Every now and again on this website, we reference a hypothetical bus that ferries players between Boston and Pawtucket. It might be real, who knows! But the point of it is to explain the revolving doors that are the last couple roster spots on the 25-man — they’re usually switched out tens of times over the course of the regular season, usually for bench help or low-leverage relievers from Triple-A. Sometimes, guys are better used as filler for injuries or when you need a 26th man for those pesky doubleheaders.
Ben Taylor, however, looked like he’d avoid having a permanent seat on that bus. At the beginning of the year, Taylor made the Opening Day roster after a solid run in the Grapefruit League. He avoided having to stay in Portland and went straight to the majors. That’s pretty good!
That stint on the roster lasted until April 13th, when Robbie Ross recovered from having the flu. Then he was recalled on April 17th — and subsequently sent back down that same day. Taylor was again recalled on the 28th, and lasted a whole m0nth until being sent back to Pawtucket on May 28th. On July 19th, Taylor saw the majors yet again, but went down with an oblique strain and be placed on the 10-day disabled list on the 26th. The Red Sox activated him from that list on August 30th and immediately sent him to Pawtucket, only to be added when the rosters expanded the next day. That’s less a roller coaster and more a sine graph.
Now back to that hypothetical bus. There’s a seat on it, probably in the first few rows, right next to a window. It’s a little worn down, and the seat cushion is probably a little compressed. The seat next to it is relatively cleaner, as it mostly had a sport bag on it. Both have that generic grey-with-random-shapes pattern on it that you see in nearly every bus. At this point, you may be wondering, “why is this hack author describing a damn seat on a imaginary bus?”

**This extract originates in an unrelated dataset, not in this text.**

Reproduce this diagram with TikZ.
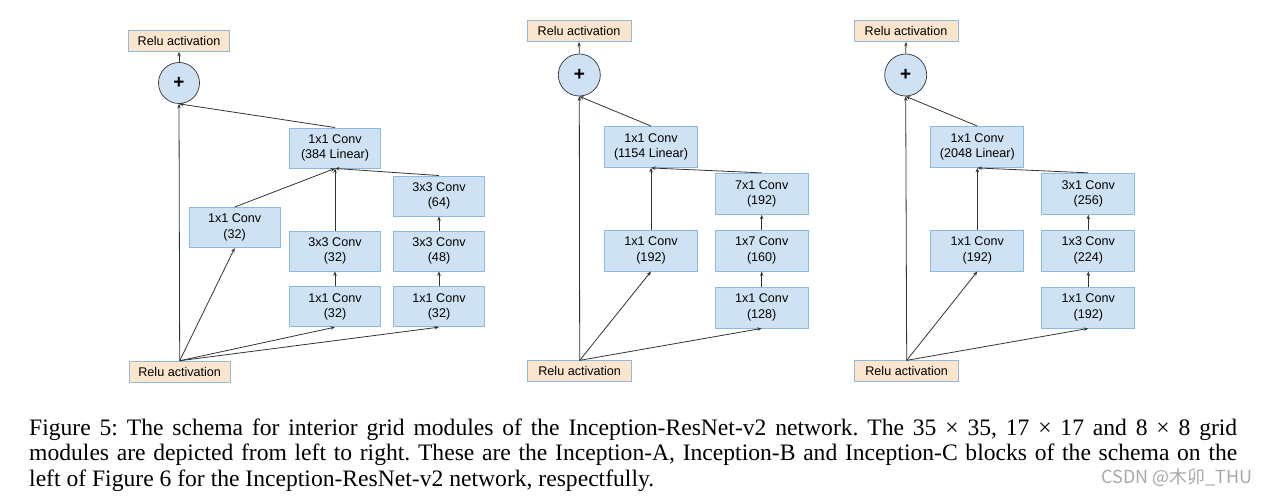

Because that was Ben Taylor’s seat. And it very well still could be in 2018.
What Went Right
Taylor and his 95 mph heater joined the reliever corps on Opening Day, which nearly made the whole unit alike in that everyone in that group seemingly had a fastball that touched 95+ consistently. If anything, a fastball with that velocity is going to do some work for you, even if the rest of your repertoire is a work in progress. He did end up striking out 22.5 percent of the batters he faced in the majors, and even notched his first career save when a game in St. Louis lasted until the 13th inning.
Taylor got a save and struck out a fair few batters along the way. Can’t ask for much more from a guy who just made the majors.
What Went Wrong
His control wasn’t all there. Granted, it’s not something we should’ve expected considering his stats in the minors, but a 11.2 percent walk rate is pretty awful. Taylor’s slider and changeup still need work, but only one really needs to pan out for him to be an effective reliever. That’s not too high of an expectation, and it’s certainly possible he can be helpful — the issue is his control might not be good enough to make that matter. His 7.9 percent whiff rate is also concerning for a guy with a strikeout rate like the one he has, since it’s below average and means that he’s getting help from called strikes instead of getting more of the swinging variety. He did only throw 17.1 innings in the majors, so sound the small sample size klaxon, but it’s a bit of a red flag.
But the more obvious mark on his 2017 is that Taylor got lit up. Three homers in that 17.1-inning span sure makes your rates look terrible, and a 5.19 ERA with a 4.89 FIP qualify as such. He induced very little soft contact — only on 7.5 percent of all contact made — and nearly half his batted balls were fly balls. Combine that with the highest contact rate of all Red Sox relievers with 10 or more innings pitched (83.2 percent), and we’ve got batting practice. Fenway Park isn’t the place to be if that’s your thing.
What To Expect
Keep that bus seat warm. Taylor will need it.